• [Task statement] Output every line of the material exactly, omitting images.

• [Collected material]
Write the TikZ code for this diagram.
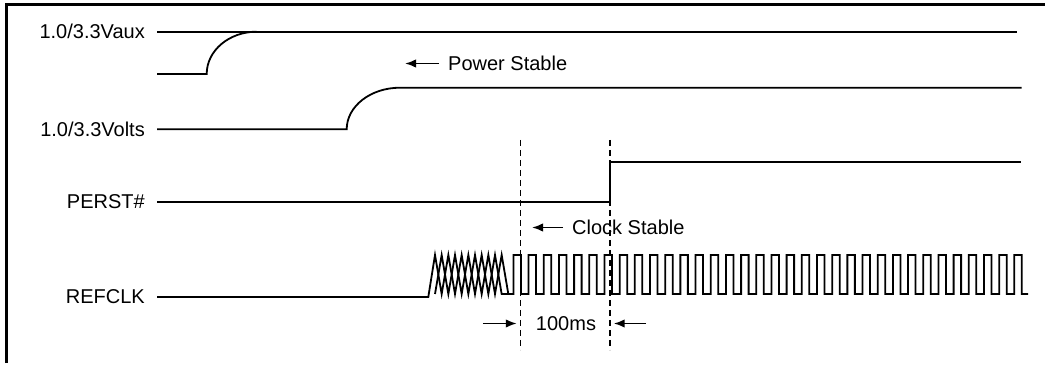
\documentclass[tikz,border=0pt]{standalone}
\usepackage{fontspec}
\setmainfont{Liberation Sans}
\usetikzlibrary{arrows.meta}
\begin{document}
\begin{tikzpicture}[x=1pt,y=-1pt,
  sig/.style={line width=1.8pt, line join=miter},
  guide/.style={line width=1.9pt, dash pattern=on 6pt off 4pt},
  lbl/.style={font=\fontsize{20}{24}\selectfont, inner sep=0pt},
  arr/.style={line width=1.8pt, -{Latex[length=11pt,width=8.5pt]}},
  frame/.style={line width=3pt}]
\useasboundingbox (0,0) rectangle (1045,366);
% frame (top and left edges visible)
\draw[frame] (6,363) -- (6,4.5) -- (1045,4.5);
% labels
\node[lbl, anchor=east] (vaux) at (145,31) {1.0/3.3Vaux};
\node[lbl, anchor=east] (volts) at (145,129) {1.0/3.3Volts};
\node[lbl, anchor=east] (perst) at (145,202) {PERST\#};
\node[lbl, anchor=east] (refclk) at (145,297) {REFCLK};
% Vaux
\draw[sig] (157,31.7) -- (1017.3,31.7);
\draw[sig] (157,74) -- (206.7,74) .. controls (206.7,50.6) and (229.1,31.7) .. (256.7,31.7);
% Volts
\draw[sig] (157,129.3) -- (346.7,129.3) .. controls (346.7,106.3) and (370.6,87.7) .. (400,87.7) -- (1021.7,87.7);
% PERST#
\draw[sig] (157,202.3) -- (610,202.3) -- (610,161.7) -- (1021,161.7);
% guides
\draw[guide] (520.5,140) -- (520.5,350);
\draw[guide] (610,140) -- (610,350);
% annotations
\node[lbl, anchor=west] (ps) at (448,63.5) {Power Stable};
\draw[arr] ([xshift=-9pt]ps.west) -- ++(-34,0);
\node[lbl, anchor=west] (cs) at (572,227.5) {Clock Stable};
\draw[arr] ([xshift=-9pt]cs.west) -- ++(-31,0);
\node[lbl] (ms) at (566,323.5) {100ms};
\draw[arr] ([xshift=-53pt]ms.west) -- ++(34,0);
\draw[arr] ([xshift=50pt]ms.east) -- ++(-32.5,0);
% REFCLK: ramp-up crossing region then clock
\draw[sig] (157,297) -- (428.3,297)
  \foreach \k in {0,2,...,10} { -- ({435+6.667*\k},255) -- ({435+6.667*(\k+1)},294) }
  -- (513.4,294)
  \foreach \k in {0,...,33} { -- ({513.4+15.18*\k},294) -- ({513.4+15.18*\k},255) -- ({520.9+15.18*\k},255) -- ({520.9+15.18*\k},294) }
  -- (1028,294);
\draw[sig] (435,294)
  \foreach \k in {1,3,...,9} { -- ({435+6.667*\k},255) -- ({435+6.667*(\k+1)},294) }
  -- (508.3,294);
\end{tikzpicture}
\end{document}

• [Result]
Write the TikZ code for this diagram.
\documentclass[tikz,border=0pt]{standalone}
\usepackage{fontspec}
\setmainfont{Liberation Sans}
\usetikzlibrary{arrows.meta}
\begin{document}
\begin{tikzpicture}[x=1pt,y=-1pt,
  sig/.style={line width=1.8pt, line join=miter},
  guide/.style={line width=1.9pt, dash pattern=on 6pt off 4pt},
  lbl/.style={font=\fontsize{20}{24}\selectfont, inner sep=0pt},
  arr/.style={line width=1.8pt, -{Latex[length=11pt,width=8.5pt]}},
  frame/.style={line width=3pt}]
\useasboundingbox (0,0) rectangle (1045,366);
% frame (top and left edges visible)
\draw[frame] (6,363) -- (6,4.5) -- (1045,4.5);
% labels
\node[lbl, anchor=east] (vaux) at (145,31) {1.0/3.3Vaux};
\node[lbl, anchor=east] (volts) at (145,129) {1.0/3.3Volts};
\node[lbl, anchor=east] (perst) at (145,202) {PERST\#};
\node[lbl, anchor=east] (refclk) at (145,297) {REFCLK};
% Vaux
\draw[sig] (157,31.7) -- (1017.3,31.7);
\draw[sig] (157,74) -- (206.7,74) .. controls (206.7,50.6) and (229.1,31.7) .. (256.7,31.7);
% Volts
\draw[sig] (157,129.3) -- (346.7,129.3) .. controls (346.7,106.3) and (370.6,87.7) .. (400,87.7) -- (1021.7,87.7);
% PERST#
\draw[sig] (157,202.3) -- (610,202.3) -- (610,161.7) -- (1021,161.7);
% guides
\draw[guide] (520.5,140) -- (520.5,350);
\draw[guide] (610,140) -- (610,350);
% annotations
\node[lbl, anchor=west] (ps) at (448,63.5) {Power Stable};
\draw[arr] ([xshift=-9pt]ps.west) -- ++(-34,0);
\node[lbl, anchor=west] (cs) at (572,227.5) {Clock Stable};
\draw[arr] ([xshift=-9pt]cs.west) -- ++(-31,0);
\node[lbl] (ms) at (566,323.5) {100ms};
\draw[arr] ([xshift=-53pt]ms.west) -- ++(34,0);
\draw[arr] ([xshift=50pt]ms.east) -- ++(-32.5,0);
% REFCLK: ramp-up crossing region then clock
\draw[sig] (157,297) -- (428.3,297)
  \foreach \k in {0,2,...,10} { -- ({435+6.667*\k},255) -- ({435+6.667*(\k+1)},294) }
  -- (513.4,294)
  \foreach \k in {0,...,33} { -- ({513.4+15.18*\k},294) -- ({513.4+15.18*\k},255) -- ({520.9+15.18*\k},255) -- ({520.9+15.18*\k},294) }
  -- (1028,294);
\draw[sig] (435,294)
  \foreach \k in {1,3,...,9} { -- ({435+6.667*\k},255) -- ({435+6.667*(\k+1)},294) }
  -- (508.3,294);
\end{tikzpicture}
\end{document}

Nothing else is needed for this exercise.